New Legislation Could Prevent Sexual Assault Complainants Being Sued For Defamation

This would be huge for reporting.

By Lucy Cocoran
As Australia continues to find ways to improve sexual assault rates and increase reporting, new legislation could offer a major incentive for victim-survivors to come forward.
Under a new proposal being considered nationally, sexual assault and harassment complainants would receive immunity against being sued for defamation for reports to police and authorities. Victoria, who is leading the change, is pushing to extend the existing defamation defence of absolute privilege to include people who make complaints to other bodies, like anti-discrimination commissions and professional disciplinary bodies, offering even greater protection.
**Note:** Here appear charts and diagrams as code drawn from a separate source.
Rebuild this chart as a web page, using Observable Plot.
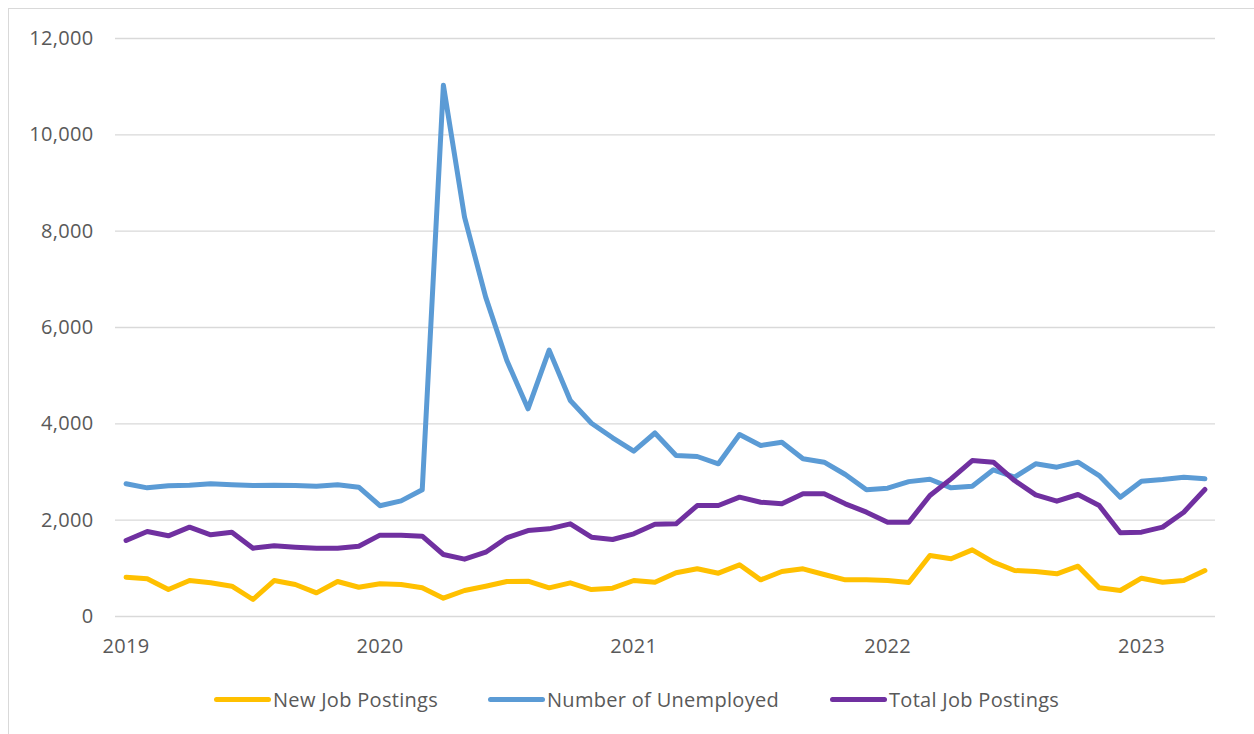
<!DOCTYPE html>
<html>
<head>
<meta charset="utf-8">
<script src="https://cdn.jsdelivr.net/npm/d3@7"></script>
<script src="https://cdn.jsdelivr.net/npm/@observablehq/plot@0.6"></script>
<style>
  html, body { margin: 0; background: #fff; font-family: "Open Sans", sans-serif; overflow: hidden; width: 1254px; height: 734px; }
  #frame { position: absolute; left: 8px; top: 8px; width: 1400px; height: 900px; border: 1px solid #d9d9d9; box-sizing: border-box; }
  #chart { position: absolute; left: 0; top: 0; }
  .item { position: absolute; top: 686px; display: flex; align-items: center; height: 26px; color: #595959; font-size: 20px; letter-spacing: 0.3px; }
  .sw { width: 57px; height: 5px; border-radius: 3px; margin-right: 2px; }
</style>
</head>
<body>
<div id="frame"></div>
<div id="chart"></div>
<div id="legend"></div>
<script>
const months = [
  "2019-01","2019-02","2019-03","2019-04","2019-05","2019-06","2019-07","2019-08","2019-09","2019-10","2019-11","2019-12",
  "2020-01","2020-02","2020-03","2020-04","2020-05","2020-06","2020-07","2020-08","2020-09","2020-10","2020-11","2020-12",
  "2021-01","2021-02","2021-03","2021-04","2021-05","2021-06","2021-07","2021-08","2021-09","2021-10","2021-11","2021-12",
  "2022-01","2022-02","2022-03","2022-04","2022-05","2022-06","2022-07","2022-08","2022-09","2022-10","2022-11","2022-12",
  "2023-01","2023-02","2023-03","2023-04"
];
const newJobPostings = [
  816,782,560,747,699,629,353,747,664,491,726,608,
  678,664,595,380,540,629,726,733,595,699,560,588,
  747,712,910,990,899,1073,761,934,990,872,761,761,
  747,705,1266,1198,1384,1128,955,934,886,1044,595,540,
  795,712,747,955
];
const numberUnemployed = [
  2755,2671,2713,2726,2755,2734,2720,2726,2720,2706,2734,2685,
  2300,2400,2630,11030,8290,6630,5315,4312,5530,4484,4013,3710,
  3432,3810,3342,3322,3170,3778,3550,3619,3274,3204,2948,2630,
  2664,2800,2850,2671,2706,3045,2892,3170,3100,3204,2927,2477,
  2809,2844,2892,2858
];
const totalJobPostings = [
  1578,1765,1675,1855,1696,1751,1419,1467,1439,1419,1419,1460,
  1689,1689,1668,1287,1190,1335,1634,1785,1820,1924,1647,1599,
  1717,1917,1924,2304,2304,2477,2373,2339,2547,2547,2339,2166,
  1958,1958,2512,2858,3238,3204,2823,2526,2394,2533,2304,1737,
  1751,1855,2166,2637
];
const yearLabels = ["2019","2020","2021","2022","2023"];
const yTicks = [0,2000,4000,6000,8000,10000,12000];

const seriesNames = ["New Job Postings","Number of Unemployed","Total Job Postings"];
const seriesColors = ["#FFC000","#5B9BD5","#7030A0"];
const seriesValues = [newJobPostings, numberUnemployed, totalJobPostings];

const rows = [];
seriesNames.forEach((name, s) => {
  seriesValues[s].forEach((v, i) => rows.push({series: name, i, month: months[i], value: v}));
});

const yearTickPos = yearLabels.map(y => months.indexOf(y + "-01"));

const chart = Plot.plot({
  width: 1254,
  height: 672,
  marginLeft: 115,
  marginRight: 39,
  marginTop: 38,
  marginBottom: 56,
  style: { fontFamily: '"Open Sans", sans-serif', fontSize: "20px", color: "#595959", background: "transparent", letterSpacing: "0.3px" },
  x: { domain: [-0.5, months.length - 0.5], axis: null },
  y: { domain: [0, 12000], axis: null },
  color: { domain: seriesNames, range: seriesColors },
  marks: [
    Plot.gridY(yTicks, { stroke: "#d9d9d9", strokeOpacity: 1, strokeWidth: 1.3 }),
    Plot.axisY(yTicks, { tickSize: 0, tickPadding: 22, tickFormat: d3.format(","), fill: "#595959", fontSize: 20, label: null }),
    Plot.axisX(yearTickPos, { tickSize: 0, tickPadding: 22, tickFormat: i => months[i].slice(0, 4), fill: "#595959", fontSize: 20, label: null }),
    Plot.line(rows, { x: "i", y: "value", z: "series", stroke: "series", strokeWidth: 5, strokeLinejoin: "round", strokeLinecap: "round" })
  ]
});
document.getElementById("chart").appendChild(chart);

const legend = document.getElementById("legend");
const legendLeft = [214, 488, 830];
seriesNames.forEach((name, s) => {
  const item = document.createElement("div");
  item.className = "item";
  item.style.left = legendLeft[s] + "px";
  const sw = document.createElement("div");
  sw.className = "sw";
  sw.style.background = seriesColors[s];
  const t = document.createElement("span");
  t.textContent = name;
  item.appendChild(sw);
  item.appendChild(t);
  legend.appendChild(item);
});
</script>
</body>
</html>
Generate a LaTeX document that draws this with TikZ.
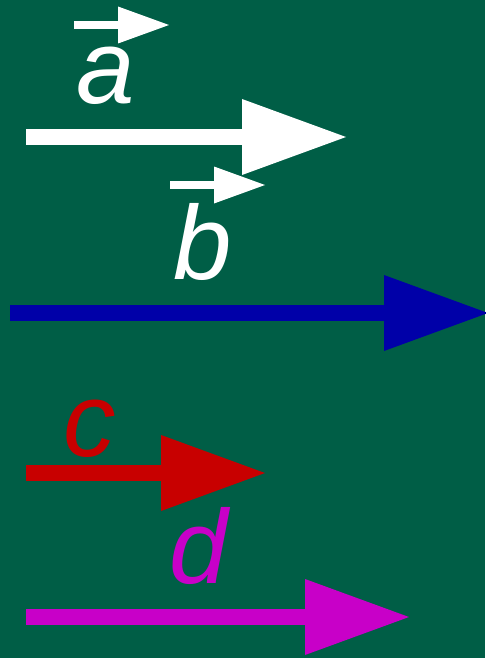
\documentclass[tikz,border=0pt]{standalone}
\usepackage{fontspec}
\setmainfont{Liberation Sans}
\usetikzlibrary{arrows.meta}

\definecolor{board}{RGB}{0,94,70}
\definecolor{vecblue}{RGB}{0,0,168}
\definecolor{vecred}{RGB}{200,0,0}
\definecolor{vecmag}{RGB}{200,0,200}

\tikzset{
    bigvec/.style={line width=16pt, -{Triangle[length=104pt, width=76pt, line width=0pt]}},
    smallvec/.style={line width=8pt, -{Triangle[length=51pt, width=37pt, line width=0pt]}},
    letter/.style={anchor=base, inner sep=0pt, font=\fontsize{105}{105}\selectfont\itshape}
}

\begin{document}
\begin{tikzpicture}[x=1pt, y=-1pt]
    % --- 1. 背景 ---
    \fill[board] (0,0) rectangle (485,658);
    \useasboundingbox (0,0) rectangle (485,658);

    % --- 2. 定義各向量的起點與終點 ---
    \coordinate (a_s) at (26,137);  \coordinate (a_e) at (346,137);
    \coordinate (b_s) at (10,313);  \coordinate (b_e) at (488,313);
    \coordinate (c_s) at (26,473);  \coordinate (c_e) at (265,473);
    \coordinate (d_s) at (26,617);  \coordinate (d_e) at (409,617);

    % --- 3. 標籤 a, b, c, d ---
    \node[letter, white] (lbl_a) at (106,104) {a};
    \node[letter, white] (lbl_b) at (203,279) {b};
    \node[letter, vecred] (lbl_c) at (90,456) {c};
    \node[letter, vecmag] (lbl_d) at (199,583) {d};

    % --- 4. 字母上方的小箭頭 ---
    \coordinate (va_s) at (74,25);   \coordinate (va_e) at (169,25);
    \coordinate (vb_s) at (170,185); \coordinate (vb_e) at (265,185);
    \draw[smallvec, white] (va_s) -- (va_e);
    \draw[smallvec, white] (vb_s) -- (vb_e);

    % --- 5. 繪製四個向量 ---
    \draw[bigvec, white] (a_s) -- (a_e);
    \draw[bigvec, vecblue] (b_s) -- (b_e);
    \draw[bigvec, vecred] (c_s) -- (c_e);
    \draw[bigvec, vecmag] (d_s) -- (d_e);

\end{tikzpicture}
\end{document}
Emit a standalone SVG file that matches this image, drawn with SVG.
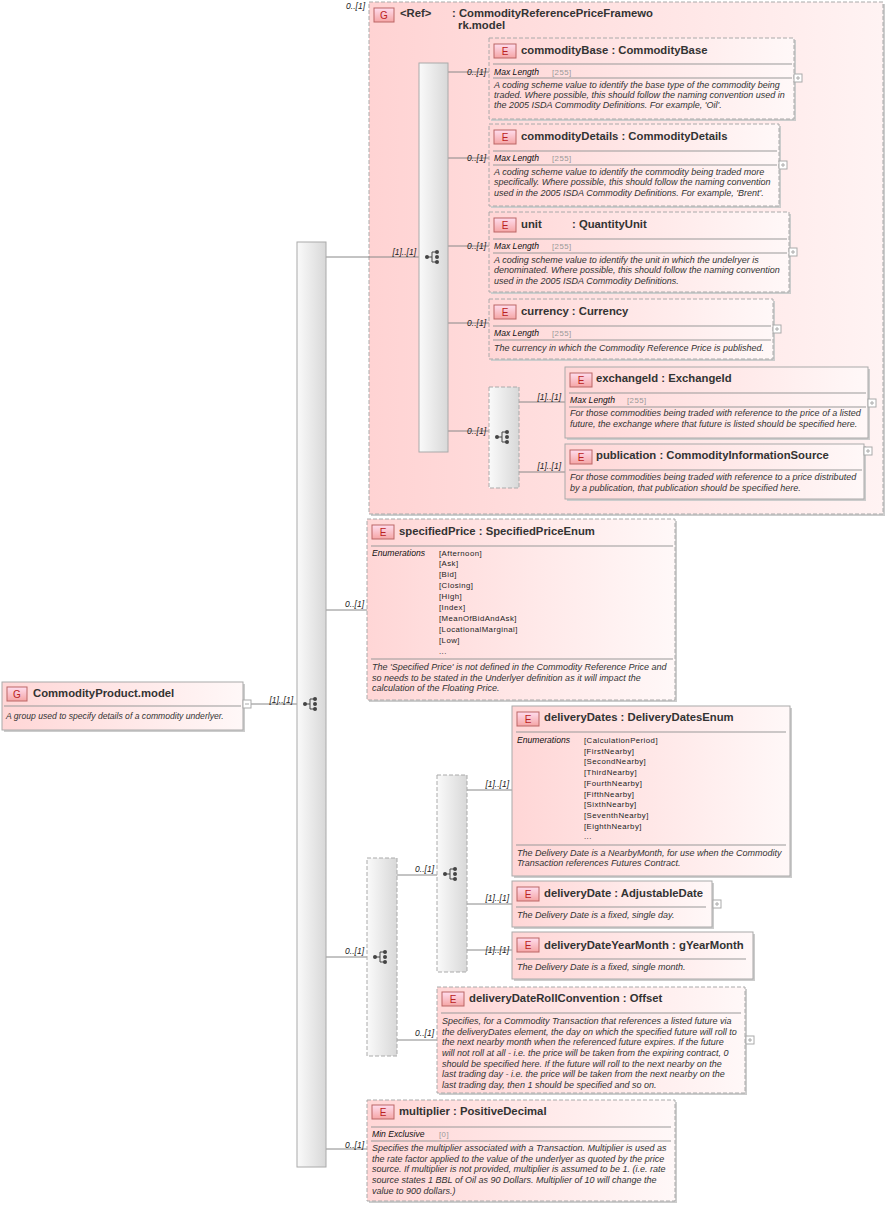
<svg xmlns="http://www.w3.org/2000/svg" width="888" height="1208" viewBox="0 0 888 1208">
<style>
text{font-family:"Liberation Sans",Arial,sans-serif;fill:#222}
.t{font-size:11.3px;font-weight:bold;fill:#333}
.d{font-size:9px;font-style:italic;fill:#333}
.k{font-size:8.6px;font-style:italic;fill:#111}
.v{font-size:7.8px;fill:#999;letter-spacing:0.45px}
.c{font-size:8.5px;font-style:italic;fill:#222}
.b{font-size:10px;fill:#b22;text-anchor:middle}
.el{fill:url(#eg);stroke:#aaa;stroke-width:1}
.dash{stroke-dasharray:4 2}
.sh{fill:#ccc}
.sep{stroke:#999;stroke-width:1}
.ln{stroke:#888;stroke-width:1;fill:none}
.bar{fill:url(#bg);stroke:#aaa}
.bad{fill:url(#bdg);stroke:#b66}
.pl{fill:#fff;stroke:#aaa}
.plt{stroke:#aaa}
</style>
<defs>
<linearGradient id="eg" x1="0" x2="1" y1="0" y2="0"><stop offset="0" stop-color="#ffd6d6"/><stop offset="1" stop-color="#fff8f8"/></linearGradient>
<linearGradient id="gg" x1="0" x2="1"><stop offset="0" stop-color="#ffd3d3"/><stop offset="1" stop-color="#fff3f3"/></linearGradient>
<linearGradient id="bg" x1="0" x2="1"><stop offset="0" stop-color="#fafafa"/><stop offset="1" stop-color="#d8d8d8"/></linearGradient>
<linearGradient id="bdg" x1="0" x2="0" y1="0" y2="1"><stop offset="0" stop-color="#fde"/><stop offset="1" stop-color="#f5a5a5"/></linearGradient>
<g id="ic" fill="#444" stroke="#444">
<circle cx="-7" cy="0" r="2" stroke="none"/><path d="M-7 0H-2M-2 -5V5M-2 -5H3M-2 5H3" fill="none" stroke-width="1"/>
<circle cx="3" cy="-5" r="2" stroke="none"/><circle cx="3" cy="0" r="2" stroke="none"/><circle cx="3" cy="5" r="2" stroke="none"/>
</g>
<g id="plus"><rect x="0" y="0" width="8" height="8" class="pl"/><path d="M2 4H6M4 2V6" class="plt"/></g>
</defs>

<g id="refGroup">
<rect x="371" y="4" width="514" height="512" class="sh"/>
<rect x="369" y="2" width="514" height="512" fill="url(#gg)" stroke="#aaa" class="dash"/>
<rect x="374" y="8" width="20" height="14" class="bad"/><text x="384" y="19" class="b">G</text>
<text x="400" y="17" class="t">&lt;Ref&gt;</text>
<text x="452" y="17" class="t">: CommodityReferencePriceFramewo</text>
<text x="458" y="29" class="t">rk.model</text>
</g>

<g id="connectors">
<path class="ln" d="M248 704H297M326 257H419M448 72H489M448 158H489M448 246H489M448 323H489M448 431H489M519 402H565M519 472H565M326 610H367M326 957H367M397 875H437M397 1040H437M467 790H512M467 904H512M467 950H512M326 1149H367"/>
<g class="c" text-anchor="end">
<text x="293" y="703">[1]..[1]</text>
<text x="365" y="9">0..[1]</text>
<text x="416" y="255">[1]..[1]</text>
<text x="486" y="75">0..[1]</text>
<text x="486" y="161">0..[1]</text>
<text x="486" y="249">0..[1]</text>
<text x="486" y="326">0..[1]</text>
<text x="486" y="434">0..[1]</text>
<text x="561" y="400">[1]..[1]</text>
<text x="561" y="469">[1]..[1]</text>
<text x="364" y="607">0..[1]</text>
<text x="364" y="954">0..[1]</text>
<text x="434" y="872">0..[1]</text>
<text x="434" y="1036">0..[1]</text>
<text x="509" y="787">[1]..[1]</text>
<text x="509" y="901">[1]..[1]</text>
<text x="509" y="953">[1]..[1]</text>
<text x="364" y="1148">0..[1]</text>
</g>
</g>

<g id="root">
<rect x="4" y="684" width="241" height="48" class="sh"/>
<rect x="2" y="682" width="241" height="48" class="el"/>
<rect x="7" y="687" width="20" height="14" class="bad"/><text x="17" y="698" class="b">G</text>
<text x="33" y="697" class="t">CommodityProduct.model</text>
<line x1="4" y1="706" x2="241" y2="706" class="sep"/>
<text x="6" y="719" class="d" style="font-size:8.6px">A group used to specify details of a commodity underlyer.</text>
<rect x="243" y="700" width="8" height="8" class="pl"/><path d="M245 704H249" class="plt"/>
</g>

<g id="seqMain"><rect x="297" y="242" width="29" height="925" class="bar"/><use href="#ic" x="312" y="704"/></g>

<g id="seqRef"><rect x="419" y="63" width="29" height="389" class="bar"/><use href="#ic" x="434" y="257"/></g>

<g id="commodityBase">
<rect x="491" y="40" width="305" height="81" class="sh"/>
<rect x="489" y="38" width="305" height="81" class="el dash"/>
<rect x="494" y="44" width="22" height="14" class="bad"/><text x="505" y="55" class="b">E</text>
<text x="521" y="54" class="t">commodityBase : CommodityBase</text>
<line x1="493" y1="64" x2="792" y2="64" class="sep"/>
<text x="494" y="75" class="k">Max Length</text><text x="552" y="75" class="v">[255]</text>
<line x1="493" y1="78" x2="792" y2="78" class="sep"/>
<text x="494" y="88" class="d">A coding scheme value to identify the base type of the commodity being</text>
<text x="494" y="98" class="d">traded. Where possible, this should follow the naming convention used in</text>
<text x="494" y="108" class="d">the 2005 ISDA Commodity Definitions. For example, 'Oil'.</text>
<use href="#plus" x="794" y="74"/>
</g>

<g id="commodityDetails">
<rect x="491" y="126" width="290" height="82" class="sh"/>
<rect x="489" y="124" width="290" height="82" class="el dash"/>
<rect x="494" y="130" width="22" height="14" class="bad"/><text x="505" y="141" class="b">E</text>
<text x="521" y="140" class="t">commodityDetails : CommodityDetails</text>
<line x1="493" y1="151" x2="777" y2="151" class="sep"/>
<text x="494" y="161" class="k">Max Length</text><text x="552" y="161" class="v">[255]</text>
<line x1="493" y1="165" x2="777" y2="165" class="sep"/>
<text x="494" y="175" class="d">A coding scheme value to identify the commodity being traded more</text>
<text x="494" y="185" class="d">specifically. Where possible, this should follow the naming convention</text>
<text x="494" y="196" class="d">used in the 2005 ISDA Commodity Definitions. For example, 'Brent'.</text>
<use href="#plus" x="779" y="161"/>
</g>

<g id="unit">
<rect x="491" y="214" width="300" height="80" class="sh"/>
<rect x="489" y="212" width="300" height="80" class="el dash"/>
<rect x="494" y="218" width="22" height="14" class="bad"/><text x="505" y="229" class="b">E</text>
<text x="521" y="228" class="t">unit</text><text x="572" y="228" class="t">: QuantityUnit</text>
<line x1="493" y1="239" x2="787" y2="239" class="sep"/>
<text x="494" y="249" class="k">Max Length</text><text x="552" y="249" class="v">[255]</text>
<line x1="493" y1="253" x2="787" y2="253" class="sep"/>
<text x="494" y="263" class="d">A coding scheme value to identify the unit in which the undelryer is</text>
<text x="494" y="273" class="d">denominated. Where possible, this should follow the naming convention</text>
<text x="494" y="284" class="d">used in the 2005 ISDA Commodity Definitions.</text>
<use href="#plus" x="789" y="248"/>
</g>

<g id="currency">
<rect x="491" y="301" width="284" height="60" class="sh"/>
<rect x="489" y="299" width="284" height="60" class="el dash"/>
<rect x="494" y="305" width="22" height="14" class="bad"/><text x="505" y="316" class="b">E</text>
<text x="521" y="315" class="t">currency : Currency</text>
<line x1="493" y1="326" x2="771" y2="326" class="sep"/>
<text x="494" y="336" class="k">Max Length</text><text x="552" y="336" class="v">[255]</text>
<line x1="493" y1="340" x2="771" y2="340" class="sep"/>
<text x="494" y="351" class="d">The currency in which the Commodity Reference Price is published.</text>
<use href="#plus" x="773" y="325"/>
</g>

<g id="choiceRef"><rect x="489" y="387" width="30" height="101" class="bar dash"/><use href="#ic" x="504" y="437"/></g>

<g id="exchangeId">
<rect x="567" y="369" width="303" height="71" class="sh"/>
<rect x="565" y="367" width="303" height="71" class="el"/>
<rect x="570" y="373" width="22" height="14" class="bad"/><text x="581" y="384" class="b">E</text>
<text x="596" y="382" class="t">exchangeId : ExchangeId</text>
<line x1="569" y1="393" x2="866" y2="393" class="sep"/>
<text x="570" y="403" class="k">Max Length</text><text x="627" y="403" class="v">[255]</text>
<line x1="569" y1="407" x2="866" y2="407" class="sep"/>
<text x="570" y="416" class="d">For those commodities being traded with reference to the price of a listed</text>
<text x="570" y="427" class="d">future, the exchange where that future is listed should be specified here.</text>
<use href="#plus" x="868" y="399"/>
</g>

<g id="publication">
<rect x="567" y="446" width="299" height="55" class="sh"/>
<rect x="565" y="444" width="299" height="55" class="el"/>
<rect x="570" y="450" width="22" height="14" class="bad"/><text x="581" y="461" class="b">E</text>
<text x="596" y="459" class="t">publication : CommodityInformationSource</text>
<line x1="569" y1="470" x2="862" y2="470" class="sep"/>
<text x="570" y="480" class="d">For those commodities being traded with reference to a price distributed</text>
<text x="570" y="491" class="d">by a publication, that publication should be specified here.</text>
<use href="#plus" x="864" y="447"/>
</g>

<g id="specifiedPrice">
<rect x="369" y="521" width="308" height="181" class="sh"/>
<rect x="367" y="519" width="308" height="181" class="el dash"/>
<rect x="372" y="525" width="22" height="14" class="bad"/><text x="383" y="536" class="b">E</text>
<text x="399" y="535" class="t">specifiedPrice : SpecifiedPriceEnum</text>
<line x1="371" y1="546" x2="673" y2="546" class="sep"/>
<text x="372" y="556" class="k">Enumerations</text>
<g class="v"><text x="439" y="556">[Afternoon]</text><text x="439" y="566">[Ask]</text><text x="439" y="577">[Bid]</text><text x="439" y="588">[Closing]</text><text x="439" y="599">[High]</text><text x="439" y="610">[Index]</text><text x="439" y="621">[MeanOfBidAndAsk]</text><text x="439" y="632">[LocationalMarginal]</text><text x="439" y="643">[Low]</text><text x="439" y="654">...</text></g>
<line x1="371" y1="659" x2="673" y2="659" class="sep"/>
<text x="372" y="670" class="d">The 'Specified Price' is not defined in the Commodity Reference Price and</text>
<text x="372" y="681" class="d">so needs to be stated in the Underlyer definition as it will impact the</text>
<text x="372" y="691" class="d">calculation of the Floating Price.</text>
</g>

<g id="choiceDelivery"><rect x="367" y="858" width="30" height="198" class="bar dash"/><use href="#ic" x="382" y="957"/></g>
<g id="seqDelivery"><rect x="437" y="775" width="30" height="197" class="bar dash"/><use href="#ic" x="452" y="874"/></g>

<g id="deliveryDates">
<rect x="514" y="708" width="278" height="170" class="sh"/>
<rect x="512" y="706" width="278" height="170" class="el"/>
<rect x="517" y="712" width="22" height="14" class="bad"/><text x="528" y="723" class="b">E</text>
<text x="544" y="721" class="t">deliveryDates : DeliveryDatesEnum</text>
<line x1="516" y1="732" x2="786" y2="732" class="sep"/>
<text x="517" y="743" class="k">Enumerations</text>
<g class="v"><text x="584" y="743">[CalculationPeriod]</text><text x="584" y="754">[FirstNearby]</text><text x="584" y="764">[SecondNearby]</text><text x="584" y="775">[ThirdNearby]</text><text x="584" y="786">[FourthNearby]</text><text x="584" y="797">[FifthNearby]</text><text x="584" y="807">[SixthNearby]</text><text x="584" y="818">[SeventhNearby]</text><text x="584" y="829">[EighthNearby]</text><text x="584" y="839">...</text></g>
<line x1="516" y1="845" x2="786" y2="845" class="sep"/>
<text x="517" y="856" class="d">The Delivery Date is a NearbyMonth, for use when the Commodity</text>
<text x="517" y="866" class="d">Transaction references Futures Contract.</text>
</g>

<g id="deliveryDate">
<rect x="514" y="883" width="200" height="46" class="sh"/>
<rect x="512" y="881" width="200" height="46" class="el"/>
<rect x="517" y="887" width="22" height="14" class="bad"/><text x="528" y="898" class="b">E</text>
<text x="544" y="897" class="t">deliveryDate : AdjustableDate</text>
<line x1="516" y1="907" x2="706" y2="907" class="sep"/>
<text x="517" y="918" class="d">The Delivery Date is a fixed, single day.</text>
<use href="#plus" x="713" y="900"/>
</g>

<g id="deliveryDateYearMonth">
<rect x="514" y="934" width="241" height="47" class="sh"/>
<rect x="512" y="932" width="241" height="47" class="el"/>
<rect x="517" y="938" width="22" height="14" class="bad"/><text x="528" y="949" class="b">E</text>
<text x="544" y="949" class="t">deliveryDateYearMonth : gYearMonth</text>
<line x1="516" y1="959" x2="746" y2="959" class="sep"/>
<text x="517" y="970" class="d">The Delivery Date is a fixed, single month.</text>
</g>

<g id="deliveryDateRollConvention">
<rect x="439" y="989" width="308" height="106" class="sh"/>
<rect x="437" y="987" width="308" height="106" class="el dash"/>
<rect x="442" y="992" width="22" height="14" class="bad"/><text x="453" y="1003" class="b">E</text>
<text x="469" y="1002" class="t">deliveryDateRollConvention : Offset</text>
<line x1="441" y1="1013" x2="741" y2="1013" class="sep"/>
<text x="442" y="1024" class="d">Specifies, for a Commodity Transaction that references a listed future via</text>
<text x="442" y="1035" class="d">the deliveryDates element, the day on which the specified future will roll to</text>
<text x="442" y="1045" class="d">the next nearby month when the referenced future expires. If the future</text>
<text x="442" y="1056" class="d">will not roll at all - i.e. the price will be taken from the expiring contract, 0</text>
<text x="442" y="1067" class="d">should be specified here. If the future will roll to the next nearby on the</text>
<text x="442" y="1077" class="d">last trading day - i.e. the price will be taken from the next nearby on the</text>
<text x="442" y="1088" class="d">last trading day, then 1 should be specified and so on.</text>
<use href="#plus" x="746" y="1036"/>
</g>

<g id="multiplier">
<rect x="369" y="1102" width="308" height="101" class="sh"/>
<rect x="367" y="1100" width="308" height="101" class="el dash"/>
<rect x="372" y="1105" width="22" height="14" class="bad"/><text x="383" y="1116" class="b">E</text>
<text x="399" y="1115" class="t">multiplier : PositiveDecimal</text>
<line x1="371" y1="1127" x2="671" y2="1127" class="sep"/>
<text x="372" y="1137" class="k">Min Exclusive</text><text x="439" y="1137" class="v">[0]</text>
<line x1="371" y1="1141" x2="671" y2="1141" class="sep"/>
<text x="372" y="1151" class="d">Specifies the multiplier associated with a Transaction. Multiplier is used as</text>
<text x="372" y="1162" class="d">the rate factor applied to the value of the underlyer as quoted by the price</text>
<text x="372" y="1172" class="d">source. If multiplier is not provided, multiplier is assumed to be 1. (i.e. rate</text>
<text x="372" y="1183" class="d">source states 1 BBL of Oil as 90 Dollars. Multiplier of 10 will change the</text>
<text x="372" y="1194" class="d">value to 900 dollars.)</text>
</g>
</svg>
The consultation paper, released by the Victorian Government also flagged that the defence would apply even when the speaker deliberately or maliciously made a false or misleading statement" because "research into the prevalence of false, misleading or vexatious publications in a variety of reporting settings has consistently found them to be rare".
The paper went on to argue that "the far more significant issue faced by investigative and enforcement bodies [was] reluctance of victim-survivors to report".
Between 2010 and 2018, rates of sexual assault for Australians aged 15 and over rose by more than 30%, but 87% of cases go unreported.
We know we have a major problem when it comes to incentivising victim-survivors to come forward and report assaults, and, as Bri Lee told ELLE Australia, complainants can expect "an average of a three year delay, horrific cross-examination and absurdly low conviction rates," once they have actually reported. If we're going to improve the process, we need to do it from the start by making it easier and safer for people to speak out.
"Although complainants are rarely sued in defamation over complaints made to police—at least to my knowledge—the perception that complainants could be sued may have a chilling effect on reporting of wrongdoing," Michael Douglas, senior lecturer at the University of Western Australia's Law School told The Sydney Morning Herald.
"This proposal may alter perceptions for the better. If these reforms lead to more reporting of criminal wrongdoing, that is obviously a good thing," he continued.
The consultation paper said 18 out of twenty-seven stakeholders who had made submissions on the proposed change were in favour of it. If approved, the defence would cover reports made to police, statutory investigative agencies, professional disciplinary bodies or employers, but not to media.
Australian defamation laws are state-based so, if approved, the proposed laws would only come into effect at Victoria at this stage. Still, there is hope that other states will follow suit if the proposal is accepted.